David Michod

On Monday I wrote about debut writer/director David Michod’s new film, Animal Kingdom, which received the prestigious grand jury prize at Sundance last week. Hearty congrats to Michod (pictured above) for what sounds like a promising start to his new career. Looking forward to watching it.

The 37-year-old former film journalist’s transition from writer to doer gives some credence to the argument that film writers are essentially frustrated filmmakers. But let me take this moment to state in no uncertain terms that this idea is total bunk.

Over the years, when I’ve been privileged enough to receive bursts of hate mail (and I do consider it a privilege) I’ve noticed that plenty of people have commented on my supposed aspirations to become a filmmaker.

A peeved crew member of Superman Returns wrote to me a few years ago in response to my less than positive appraisal of the film (I may have implied – or outwardly stated – that it was written by monkeys).

Here’s a short snippet of what he wrote:

The only thing that I discovered was that YOU ARE THE BIGGEST BRAIN JUICE LACKING UN-TALENTED MONKEY OF THEM ALL.!!!!!! that’s it… keep working on that little script you’ve got that you keep telling all your friends about……. it’ll never see the light of day

Just last week one reader commented on my review of Invictus: “no doubt you don’t have the nous or the patience to write a film.”

I have more examples I could dredge up. Like, a lot more. I should emphasise that I don’t mind receiving hate mail. In fact, for reasons I might disclose in a future post, I actually love receiving hate mail, as disturbing as that may sound.
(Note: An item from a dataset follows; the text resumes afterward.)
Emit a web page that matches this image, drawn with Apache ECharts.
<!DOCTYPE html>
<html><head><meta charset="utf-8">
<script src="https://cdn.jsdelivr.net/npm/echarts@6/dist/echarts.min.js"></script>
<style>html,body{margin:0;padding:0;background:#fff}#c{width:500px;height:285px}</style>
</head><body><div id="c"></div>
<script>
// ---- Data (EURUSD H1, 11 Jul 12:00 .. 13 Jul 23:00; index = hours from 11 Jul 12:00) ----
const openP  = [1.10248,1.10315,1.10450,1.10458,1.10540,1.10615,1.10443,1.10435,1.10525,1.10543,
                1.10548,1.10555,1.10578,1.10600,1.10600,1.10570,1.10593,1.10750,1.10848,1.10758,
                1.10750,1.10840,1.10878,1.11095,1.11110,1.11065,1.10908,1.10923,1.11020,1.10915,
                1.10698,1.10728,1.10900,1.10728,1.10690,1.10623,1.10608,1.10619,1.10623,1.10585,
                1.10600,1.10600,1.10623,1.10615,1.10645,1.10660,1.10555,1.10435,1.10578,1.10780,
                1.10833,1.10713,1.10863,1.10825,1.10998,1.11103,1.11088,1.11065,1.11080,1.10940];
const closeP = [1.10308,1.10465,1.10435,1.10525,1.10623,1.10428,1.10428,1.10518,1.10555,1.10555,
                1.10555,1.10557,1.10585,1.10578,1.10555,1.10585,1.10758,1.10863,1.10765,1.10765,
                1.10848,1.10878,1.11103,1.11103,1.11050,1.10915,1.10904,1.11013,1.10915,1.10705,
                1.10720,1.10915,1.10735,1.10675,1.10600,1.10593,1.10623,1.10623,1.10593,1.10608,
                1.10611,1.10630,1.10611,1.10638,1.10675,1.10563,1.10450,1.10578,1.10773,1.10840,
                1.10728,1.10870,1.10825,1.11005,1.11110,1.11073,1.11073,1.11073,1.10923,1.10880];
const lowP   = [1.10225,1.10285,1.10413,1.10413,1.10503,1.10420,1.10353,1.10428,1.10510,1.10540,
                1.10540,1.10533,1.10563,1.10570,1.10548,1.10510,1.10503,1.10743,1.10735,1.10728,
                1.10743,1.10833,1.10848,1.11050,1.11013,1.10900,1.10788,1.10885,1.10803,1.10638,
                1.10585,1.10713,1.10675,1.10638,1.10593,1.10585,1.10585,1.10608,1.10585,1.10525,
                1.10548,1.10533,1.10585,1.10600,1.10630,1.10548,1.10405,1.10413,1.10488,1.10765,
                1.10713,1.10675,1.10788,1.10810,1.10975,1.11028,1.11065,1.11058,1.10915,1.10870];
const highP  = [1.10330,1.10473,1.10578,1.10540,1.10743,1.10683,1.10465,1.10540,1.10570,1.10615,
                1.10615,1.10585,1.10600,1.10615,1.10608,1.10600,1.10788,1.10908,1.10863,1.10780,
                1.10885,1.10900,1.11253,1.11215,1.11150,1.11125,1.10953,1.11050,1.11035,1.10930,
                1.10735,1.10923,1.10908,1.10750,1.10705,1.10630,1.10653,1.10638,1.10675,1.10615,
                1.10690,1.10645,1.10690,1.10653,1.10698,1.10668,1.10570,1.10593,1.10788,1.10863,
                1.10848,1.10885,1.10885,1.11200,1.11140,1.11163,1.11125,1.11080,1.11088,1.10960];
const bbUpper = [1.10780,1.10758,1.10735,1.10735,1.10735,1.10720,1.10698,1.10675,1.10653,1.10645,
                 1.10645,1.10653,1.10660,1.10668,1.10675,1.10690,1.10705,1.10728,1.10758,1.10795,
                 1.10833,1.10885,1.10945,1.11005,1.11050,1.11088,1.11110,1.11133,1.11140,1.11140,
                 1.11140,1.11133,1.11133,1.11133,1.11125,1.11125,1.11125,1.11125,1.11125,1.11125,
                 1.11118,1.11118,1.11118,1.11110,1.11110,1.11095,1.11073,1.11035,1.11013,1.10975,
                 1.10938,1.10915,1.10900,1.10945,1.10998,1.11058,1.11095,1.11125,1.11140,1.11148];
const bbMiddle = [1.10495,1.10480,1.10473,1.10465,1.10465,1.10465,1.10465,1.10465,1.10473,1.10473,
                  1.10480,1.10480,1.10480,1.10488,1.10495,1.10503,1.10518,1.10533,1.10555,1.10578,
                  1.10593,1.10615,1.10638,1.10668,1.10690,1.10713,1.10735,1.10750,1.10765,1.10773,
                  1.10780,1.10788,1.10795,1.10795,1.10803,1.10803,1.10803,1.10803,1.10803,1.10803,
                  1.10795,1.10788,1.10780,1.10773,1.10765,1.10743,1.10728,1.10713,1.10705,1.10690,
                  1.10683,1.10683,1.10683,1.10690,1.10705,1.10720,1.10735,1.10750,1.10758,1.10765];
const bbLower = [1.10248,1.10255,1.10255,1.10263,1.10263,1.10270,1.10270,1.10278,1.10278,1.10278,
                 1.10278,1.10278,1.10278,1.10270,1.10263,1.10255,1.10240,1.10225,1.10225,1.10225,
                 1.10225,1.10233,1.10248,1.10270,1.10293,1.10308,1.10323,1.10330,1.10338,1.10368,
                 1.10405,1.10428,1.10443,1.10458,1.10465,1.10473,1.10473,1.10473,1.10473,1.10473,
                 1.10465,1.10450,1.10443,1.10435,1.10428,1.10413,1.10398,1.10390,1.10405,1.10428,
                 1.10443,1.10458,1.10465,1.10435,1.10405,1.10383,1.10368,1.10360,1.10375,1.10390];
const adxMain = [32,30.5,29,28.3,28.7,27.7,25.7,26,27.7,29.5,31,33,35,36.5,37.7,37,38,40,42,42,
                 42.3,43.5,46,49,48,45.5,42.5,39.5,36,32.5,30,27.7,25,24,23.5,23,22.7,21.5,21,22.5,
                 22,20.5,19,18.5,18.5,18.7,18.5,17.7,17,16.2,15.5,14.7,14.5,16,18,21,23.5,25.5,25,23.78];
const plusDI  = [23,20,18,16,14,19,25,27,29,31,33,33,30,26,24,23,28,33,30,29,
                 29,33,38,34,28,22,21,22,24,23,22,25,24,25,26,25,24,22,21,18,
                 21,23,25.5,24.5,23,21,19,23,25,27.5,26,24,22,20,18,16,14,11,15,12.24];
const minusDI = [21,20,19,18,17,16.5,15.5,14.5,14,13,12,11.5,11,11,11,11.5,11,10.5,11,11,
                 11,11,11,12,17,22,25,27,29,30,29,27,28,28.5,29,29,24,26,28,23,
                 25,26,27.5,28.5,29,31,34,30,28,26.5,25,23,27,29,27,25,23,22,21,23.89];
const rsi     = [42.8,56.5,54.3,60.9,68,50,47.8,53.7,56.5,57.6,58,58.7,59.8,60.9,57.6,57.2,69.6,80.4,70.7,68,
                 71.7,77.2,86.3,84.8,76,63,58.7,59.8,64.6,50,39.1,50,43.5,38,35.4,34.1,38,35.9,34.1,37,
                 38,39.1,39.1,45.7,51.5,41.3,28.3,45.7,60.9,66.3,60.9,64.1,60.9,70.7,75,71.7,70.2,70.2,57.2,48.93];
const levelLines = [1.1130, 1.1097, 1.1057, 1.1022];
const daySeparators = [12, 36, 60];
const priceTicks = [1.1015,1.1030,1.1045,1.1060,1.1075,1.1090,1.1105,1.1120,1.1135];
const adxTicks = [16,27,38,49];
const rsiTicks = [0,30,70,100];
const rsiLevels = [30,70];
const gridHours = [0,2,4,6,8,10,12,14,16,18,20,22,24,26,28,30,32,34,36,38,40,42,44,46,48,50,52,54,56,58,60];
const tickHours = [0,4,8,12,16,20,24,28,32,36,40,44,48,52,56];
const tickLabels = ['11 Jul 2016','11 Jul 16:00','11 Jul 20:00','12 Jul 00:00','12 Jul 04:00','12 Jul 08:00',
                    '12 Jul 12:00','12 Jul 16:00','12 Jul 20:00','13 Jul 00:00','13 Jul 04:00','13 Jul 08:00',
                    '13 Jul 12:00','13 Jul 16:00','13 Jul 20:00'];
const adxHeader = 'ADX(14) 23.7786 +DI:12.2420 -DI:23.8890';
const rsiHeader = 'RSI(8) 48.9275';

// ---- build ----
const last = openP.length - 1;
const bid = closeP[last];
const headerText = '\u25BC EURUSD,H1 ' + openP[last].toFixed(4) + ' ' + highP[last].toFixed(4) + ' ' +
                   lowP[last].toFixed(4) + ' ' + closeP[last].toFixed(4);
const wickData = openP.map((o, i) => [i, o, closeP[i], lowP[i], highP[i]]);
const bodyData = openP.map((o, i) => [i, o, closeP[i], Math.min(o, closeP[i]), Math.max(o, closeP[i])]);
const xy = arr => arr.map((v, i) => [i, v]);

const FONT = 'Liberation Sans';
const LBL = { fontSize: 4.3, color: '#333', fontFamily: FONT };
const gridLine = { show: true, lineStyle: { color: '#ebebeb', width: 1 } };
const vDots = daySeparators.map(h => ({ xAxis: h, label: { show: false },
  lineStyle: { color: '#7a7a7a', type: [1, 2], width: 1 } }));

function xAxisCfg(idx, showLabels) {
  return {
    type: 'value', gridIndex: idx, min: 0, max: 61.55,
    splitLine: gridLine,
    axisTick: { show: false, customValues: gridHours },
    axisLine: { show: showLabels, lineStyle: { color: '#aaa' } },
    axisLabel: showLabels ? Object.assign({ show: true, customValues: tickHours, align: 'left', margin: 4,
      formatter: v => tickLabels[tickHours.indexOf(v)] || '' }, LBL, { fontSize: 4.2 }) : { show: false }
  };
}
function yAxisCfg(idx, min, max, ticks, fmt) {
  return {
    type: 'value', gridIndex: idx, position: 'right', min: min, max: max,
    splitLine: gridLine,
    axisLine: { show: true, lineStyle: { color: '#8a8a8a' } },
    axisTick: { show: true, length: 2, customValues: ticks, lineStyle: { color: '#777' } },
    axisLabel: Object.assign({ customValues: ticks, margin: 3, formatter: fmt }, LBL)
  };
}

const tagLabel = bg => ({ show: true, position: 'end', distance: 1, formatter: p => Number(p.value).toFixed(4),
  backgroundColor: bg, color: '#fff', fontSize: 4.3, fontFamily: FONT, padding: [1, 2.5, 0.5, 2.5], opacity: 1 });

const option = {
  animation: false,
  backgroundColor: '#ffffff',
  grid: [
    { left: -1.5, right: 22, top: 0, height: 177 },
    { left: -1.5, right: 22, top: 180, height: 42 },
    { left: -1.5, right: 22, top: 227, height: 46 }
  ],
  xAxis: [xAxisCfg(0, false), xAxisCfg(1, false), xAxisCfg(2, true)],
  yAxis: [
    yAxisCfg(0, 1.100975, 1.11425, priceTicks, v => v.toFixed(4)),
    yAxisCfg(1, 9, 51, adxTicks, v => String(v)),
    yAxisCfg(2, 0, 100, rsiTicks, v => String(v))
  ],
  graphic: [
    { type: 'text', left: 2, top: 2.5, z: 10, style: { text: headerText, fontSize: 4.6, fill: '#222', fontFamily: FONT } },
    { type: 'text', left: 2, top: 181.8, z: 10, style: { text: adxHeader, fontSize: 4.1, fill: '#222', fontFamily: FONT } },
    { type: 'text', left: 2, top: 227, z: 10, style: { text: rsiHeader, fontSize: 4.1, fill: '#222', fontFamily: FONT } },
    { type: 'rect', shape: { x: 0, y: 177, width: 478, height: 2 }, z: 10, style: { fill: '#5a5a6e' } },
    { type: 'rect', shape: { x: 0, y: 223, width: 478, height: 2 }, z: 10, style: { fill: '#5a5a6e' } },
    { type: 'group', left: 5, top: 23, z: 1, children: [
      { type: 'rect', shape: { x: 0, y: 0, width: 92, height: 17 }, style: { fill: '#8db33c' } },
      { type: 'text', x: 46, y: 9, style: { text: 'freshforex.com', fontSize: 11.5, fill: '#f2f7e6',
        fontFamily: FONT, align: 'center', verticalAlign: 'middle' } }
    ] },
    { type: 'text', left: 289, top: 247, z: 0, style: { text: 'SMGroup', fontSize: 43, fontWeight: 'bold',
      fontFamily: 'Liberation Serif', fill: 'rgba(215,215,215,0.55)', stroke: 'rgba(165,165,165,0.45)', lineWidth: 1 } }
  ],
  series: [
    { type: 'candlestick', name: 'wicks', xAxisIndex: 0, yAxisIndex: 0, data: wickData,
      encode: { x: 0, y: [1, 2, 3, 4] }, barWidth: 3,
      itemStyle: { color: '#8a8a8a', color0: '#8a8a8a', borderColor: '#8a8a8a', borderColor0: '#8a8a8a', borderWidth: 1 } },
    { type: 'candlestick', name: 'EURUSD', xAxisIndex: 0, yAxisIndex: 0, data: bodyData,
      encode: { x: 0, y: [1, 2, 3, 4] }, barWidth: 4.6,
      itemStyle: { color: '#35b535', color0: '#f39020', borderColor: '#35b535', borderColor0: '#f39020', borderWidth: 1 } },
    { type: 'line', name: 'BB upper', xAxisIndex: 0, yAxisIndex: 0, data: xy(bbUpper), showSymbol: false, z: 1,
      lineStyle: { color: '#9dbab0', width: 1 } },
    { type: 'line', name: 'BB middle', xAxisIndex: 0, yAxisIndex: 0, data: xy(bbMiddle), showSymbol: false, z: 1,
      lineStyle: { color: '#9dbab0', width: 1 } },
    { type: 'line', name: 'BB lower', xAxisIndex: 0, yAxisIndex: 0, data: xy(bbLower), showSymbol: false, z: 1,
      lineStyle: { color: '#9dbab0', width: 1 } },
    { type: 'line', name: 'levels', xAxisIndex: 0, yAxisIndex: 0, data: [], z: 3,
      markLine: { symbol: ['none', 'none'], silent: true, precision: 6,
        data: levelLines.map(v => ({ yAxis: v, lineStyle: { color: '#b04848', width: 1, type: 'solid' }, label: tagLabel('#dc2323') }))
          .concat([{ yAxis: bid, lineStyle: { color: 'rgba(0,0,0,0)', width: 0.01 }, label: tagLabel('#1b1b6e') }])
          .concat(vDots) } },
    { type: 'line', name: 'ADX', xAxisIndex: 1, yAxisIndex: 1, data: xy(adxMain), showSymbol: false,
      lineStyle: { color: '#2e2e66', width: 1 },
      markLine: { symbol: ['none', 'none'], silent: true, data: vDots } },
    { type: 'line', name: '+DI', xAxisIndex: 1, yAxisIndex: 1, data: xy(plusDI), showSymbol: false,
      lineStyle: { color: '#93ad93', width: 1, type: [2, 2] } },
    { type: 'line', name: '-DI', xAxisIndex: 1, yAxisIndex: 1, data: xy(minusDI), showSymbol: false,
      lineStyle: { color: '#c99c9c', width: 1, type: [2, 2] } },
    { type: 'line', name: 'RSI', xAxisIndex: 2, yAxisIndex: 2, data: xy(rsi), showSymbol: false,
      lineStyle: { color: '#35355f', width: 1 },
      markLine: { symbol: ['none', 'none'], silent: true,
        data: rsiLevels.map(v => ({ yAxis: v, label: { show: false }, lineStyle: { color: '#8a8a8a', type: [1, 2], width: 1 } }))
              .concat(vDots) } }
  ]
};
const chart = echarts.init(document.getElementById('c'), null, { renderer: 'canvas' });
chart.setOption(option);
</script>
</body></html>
At the very least it proves people are engaging with my writing, even if it is in a string-him-up-by-the-balls-and-let’s-teach-that-prick-a-lesson kind of way.

But let’s make this absolutely clear.

News flash: I am not working on a screenplay. While I have a deep respect and interest in the craft of filmmaking, like every film writer should, I am not an aspiring filmmaker. I am not working on a film.

News flash #2: writing films and writing about films are two very different trades and they require very different skills.

If you’re deranged enough to believe there is any credibility in the idea that a film writer’s opinions are unqualified or ineligible if they themselves are not a filmmaker, think twice before you offer your opinion on anything you’ve never made yourself. Think twice before you critique a book you’ve read – have you ever written one? Think twice before you talk about the architecture of a building you think looks ugly – have you ever built one? Think twice before you grumble about the cheap wine you’re quaffing – have you ever picked and fermented your own grapes? And so on and so on.

The argument that you have to make a film in order to properly critique one – or the suggestion that a person who writes about film is inevitably a failed or frustrated filmmaker – is silly stuff, the sort of mud readers hurl at reviewers when they take strong objection to their opinion.

Having said that, it must feel pretty sweet to belong in the clique of people who are jacks of both trades, thus impervious to any sort of silly criticisms about being wannabe filmmakers. Welcome aboard David Michod – you’re now officially part of the club.